* _Data provided_
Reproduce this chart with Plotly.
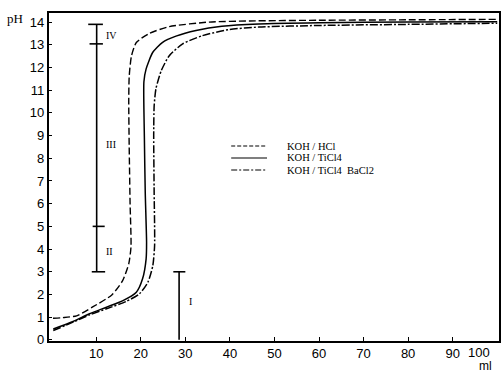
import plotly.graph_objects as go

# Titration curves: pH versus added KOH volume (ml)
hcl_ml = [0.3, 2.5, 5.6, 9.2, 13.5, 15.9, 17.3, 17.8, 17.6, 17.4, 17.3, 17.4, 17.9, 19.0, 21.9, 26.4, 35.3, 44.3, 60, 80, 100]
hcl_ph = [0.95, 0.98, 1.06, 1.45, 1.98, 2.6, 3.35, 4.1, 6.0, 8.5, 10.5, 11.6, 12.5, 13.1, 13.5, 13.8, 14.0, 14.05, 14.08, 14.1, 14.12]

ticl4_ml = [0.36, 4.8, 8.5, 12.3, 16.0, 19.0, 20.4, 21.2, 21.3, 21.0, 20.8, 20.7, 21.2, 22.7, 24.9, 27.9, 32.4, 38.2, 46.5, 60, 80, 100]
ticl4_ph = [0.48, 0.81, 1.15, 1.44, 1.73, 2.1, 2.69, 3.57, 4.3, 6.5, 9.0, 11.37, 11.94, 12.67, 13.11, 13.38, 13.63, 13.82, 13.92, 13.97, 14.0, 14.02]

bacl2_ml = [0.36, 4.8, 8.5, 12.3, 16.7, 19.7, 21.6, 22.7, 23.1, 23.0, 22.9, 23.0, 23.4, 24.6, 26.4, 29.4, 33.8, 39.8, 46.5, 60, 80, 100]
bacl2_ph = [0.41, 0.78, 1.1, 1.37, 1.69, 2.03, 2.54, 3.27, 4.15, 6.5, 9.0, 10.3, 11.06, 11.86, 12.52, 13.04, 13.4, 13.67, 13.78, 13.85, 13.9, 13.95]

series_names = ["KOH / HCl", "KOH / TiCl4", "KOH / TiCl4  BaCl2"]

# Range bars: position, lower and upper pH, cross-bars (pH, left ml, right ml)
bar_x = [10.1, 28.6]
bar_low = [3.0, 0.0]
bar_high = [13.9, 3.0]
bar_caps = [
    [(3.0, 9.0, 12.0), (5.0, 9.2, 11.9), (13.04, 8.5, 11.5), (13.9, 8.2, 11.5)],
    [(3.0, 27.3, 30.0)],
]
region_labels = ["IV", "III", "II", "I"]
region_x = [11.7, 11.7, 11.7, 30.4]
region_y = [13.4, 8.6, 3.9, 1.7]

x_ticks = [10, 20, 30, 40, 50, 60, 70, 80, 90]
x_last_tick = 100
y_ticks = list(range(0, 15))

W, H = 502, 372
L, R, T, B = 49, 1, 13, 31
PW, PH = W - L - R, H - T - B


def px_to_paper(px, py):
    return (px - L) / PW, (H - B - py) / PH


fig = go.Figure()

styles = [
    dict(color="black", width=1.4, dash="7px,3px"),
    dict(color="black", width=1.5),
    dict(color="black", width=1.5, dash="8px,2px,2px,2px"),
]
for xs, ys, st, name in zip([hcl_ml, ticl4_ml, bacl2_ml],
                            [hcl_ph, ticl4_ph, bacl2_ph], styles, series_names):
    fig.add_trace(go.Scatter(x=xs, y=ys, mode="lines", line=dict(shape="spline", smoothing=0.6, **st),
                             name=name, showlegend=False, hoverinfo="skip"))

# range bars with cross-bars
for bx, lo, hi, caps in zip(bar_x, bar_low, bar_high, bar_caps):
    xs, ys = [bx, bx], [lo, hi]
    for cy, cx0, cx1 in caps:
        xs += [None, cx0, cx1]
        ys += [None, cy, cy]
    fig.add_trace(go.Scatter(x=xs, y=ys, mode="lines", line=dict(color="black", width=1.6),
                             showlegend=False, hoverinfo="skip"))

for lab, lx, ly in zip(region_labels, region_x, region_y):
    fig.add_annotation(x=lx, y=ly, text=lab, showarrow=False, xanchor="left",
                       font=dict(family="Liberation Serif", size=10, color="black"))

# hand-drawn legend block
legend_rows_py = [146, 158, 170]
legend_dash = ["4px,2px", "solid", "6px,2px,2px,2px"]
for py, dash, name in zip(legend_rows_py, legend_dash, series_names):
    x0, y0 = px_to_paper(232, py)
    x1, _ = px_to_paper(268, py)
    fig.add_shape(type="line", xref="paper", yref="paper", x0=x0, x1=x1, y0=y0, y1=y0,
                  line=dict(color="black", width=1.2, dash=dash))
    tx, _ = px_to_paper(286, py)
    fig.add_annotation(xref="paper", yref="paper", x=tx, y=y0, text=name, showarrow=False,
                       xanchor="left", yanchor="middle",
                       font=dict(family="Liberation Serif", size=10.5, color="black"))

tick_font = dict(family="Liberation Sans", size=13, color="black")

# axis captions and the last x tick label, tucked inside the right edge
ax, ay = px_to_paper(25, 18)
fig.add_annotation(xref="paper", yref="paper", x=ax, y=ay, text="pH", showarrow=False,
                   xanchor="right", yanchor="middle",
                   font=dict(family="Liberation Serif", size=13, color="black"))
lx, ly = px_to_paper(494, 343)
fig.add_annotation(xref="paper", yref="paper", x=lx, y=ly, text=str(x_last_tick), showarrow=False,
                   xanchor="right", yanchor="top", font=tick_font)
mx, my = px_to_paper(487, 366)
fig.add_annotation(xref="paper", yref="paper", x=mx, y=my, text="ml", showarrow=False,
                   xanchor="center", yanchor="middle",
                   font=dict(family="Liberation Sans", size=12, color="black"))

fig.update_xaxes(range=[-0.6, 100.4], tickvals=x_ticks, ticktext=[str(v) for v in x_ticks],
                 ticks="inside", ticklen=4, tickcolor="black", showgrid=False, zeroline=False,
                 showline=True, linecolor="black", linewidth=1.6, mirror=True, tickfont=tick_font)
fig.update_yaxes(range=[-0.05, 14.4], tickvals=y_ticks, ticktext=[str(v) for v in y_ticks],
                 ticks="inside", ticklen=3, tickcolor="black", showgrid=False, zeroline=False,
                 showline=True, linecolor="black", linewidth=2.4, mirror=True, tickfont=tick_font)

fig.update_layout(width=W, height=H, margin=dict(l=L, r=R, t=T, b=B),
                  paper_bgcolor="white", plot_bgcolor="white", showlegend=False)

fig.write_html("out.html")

* _Your goal_
Copy nothing but the lines from the top of the material through the line holding "import plotly.graph_objects as go", exactly as written; omit pictures.

* _Task response_
Reproduce this chart with Plotly.
import plotly.graph_objects as go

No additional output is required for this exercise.